Imprecisões
Muita gente à esquerda (para além de alguma comunicação social) ficou extremamente desiludida com a eleição de Ratzinger como Papa, neste caso, com o nome de Bento XVI. Compreende-se, afinal, na comunicação social, nos últimos dias, só se sabia caracterizar Ratzinger como um ultra-conservador (epíteto dos mais benignos ainda sim).
Assim, não é de espantar que, algumas horas após a sua eleição, aparece na internet o popular desporto de "pope bashing", por exemplo, em numerosos blogues esquerdistas norte-americanos (para os quais não faço ligações, por o mau-gosto e a estupidez serem demasiado evidentes). Também alguns blogues nacionais, entraram nesse desporto, embora, ainda assim (e reportando-me aos que li) ficando a milhas de distância do que circula pelas américas.###
Vem esta introdução a propósito desta entrada do meu amigo Jorge que diz o seguinte:Antes de ser o sucessor de João Paulo II, Ratzinger foi o sucessor de Torquemada, à frente da Congregação para a Defesa da Fé (ex-Santa Inquisição), responsável pela excomunhão dos suspeitos de heresia.

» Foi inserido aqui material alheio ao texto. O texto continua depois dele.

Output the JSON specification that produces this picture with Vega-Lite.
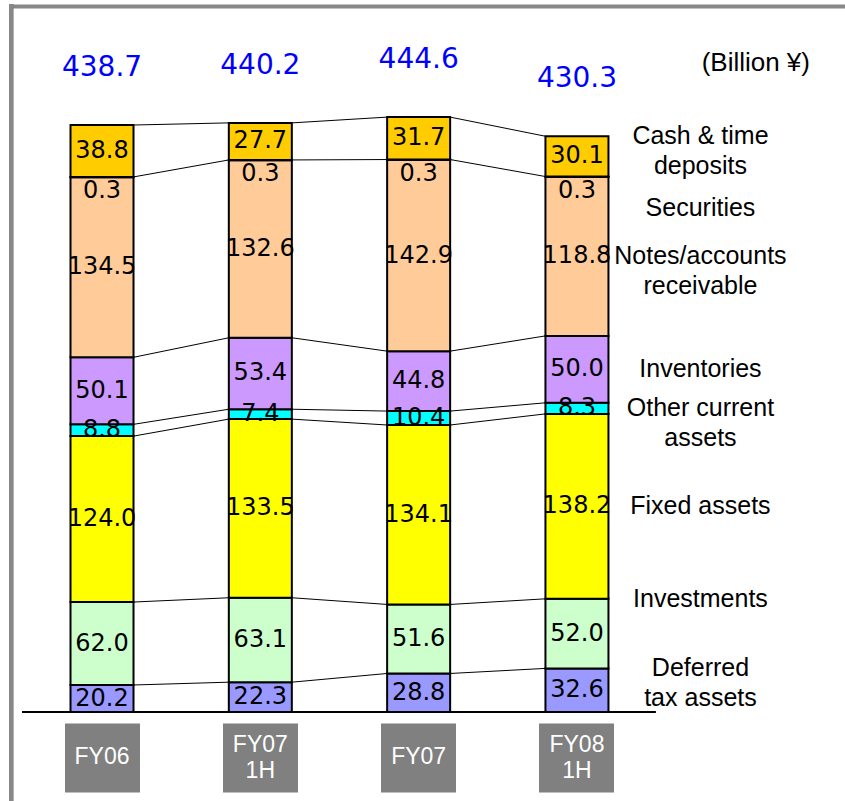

Ora, neste parágrafo o Jorge comete uma terrível imprecisão (que aliás Manuela Moura Guedes também cometeu): a de considerar a actual Congregação para a Doutrina da Fé como sucessora da Inquisição espanhola, ou como se a Inquisição tivesse sido só uma em toda a história.
Sem me quer alargar em considerações históricas, a Inquisição medieval foi fundada por Gregório IX, em Fevereiro de 1231, com a Constituição Incosutilem tunicam. Esta Inquisição estava sob comando papal e era, geralmente, confiada aos franciscanos e dominicanos. Mas esta Inquisição medieval declinou por volta do séc. XV.
Paulo III, em 1542, decide criar a Congregatio romanae et universalis Inquisitionis, vulgarmente conhecido por Santo Ofício. Esta sim é a antecessora da actual Congregação para a Doutrina da Fé. Embora devesse ser universal, esta Inquisição nunca exerceu jurisdição na Península Ibérica (nem na Sicília por esta estar dependente a Espanha). A sua actuação não passou muito da Península Itálica. Em 29 de JUnho de 1908, S. Pio X, pela Constituição Sapienti Consilio, mudou o nome para Sagrada Congregação do Santo Ofício. Por fim, em 7 de Dezembro de 1965, Paulo VI, pelo motu proprio Integrae servandae dá-lhe o nome actual.
Por seu lado, a Inquisição espanhola, como posteriormente a portuguesa, é uma instituição completamente diferente. É um tribunal especial fundado em Espanha por Sisto IV, em 1478, pela bula Exigit sincerae devotionis affectus, como resposta aos pedidos dos reis católicos Fernando e Isabel.
Esta Inquisição diferia da inquisição medieval devido à sua centralização absoluta sob um inquisidor-geral nomeado pelo Papa sob proposta do rei. Mas o rei tinha o poder de substituir inquisidores, o que alterava as relações de fidelidade dos mesmos. A dependência do rei acentuou-se posteriormente, sendo por isso a Inquisição espanhol um instrumento real para controlo do país. O mesmo se passou com a Inquisição portuguesa aliás. A Inquisição espanhola foi extinta em 1820. A de Portugal foi extinta em 1821 pelas Cortes Constitucionais (1812 havida sido suprimida a de Goa).
De qualquer modo, tudo isto só para dizer que Ratzinger nunca poderia ser um sucessor de Torquemada, pois tratam-se de instituições completamente diferentes.
Mas, obviamente, e descontando desde logo que a Congregação para a Doutrina da Fé tem pouco a ver com a instituição estabelecida em 1542, esta ligação a uma personagem sinistra como Torquemada faz parte deste "pope bashing" para passar a ideia que estamos na presença de um indivíduo, no mínimo, sinistro.
Se para isso tiverem que cometer imprecisões, que se lixe! Para eles isso não tem importância alguma.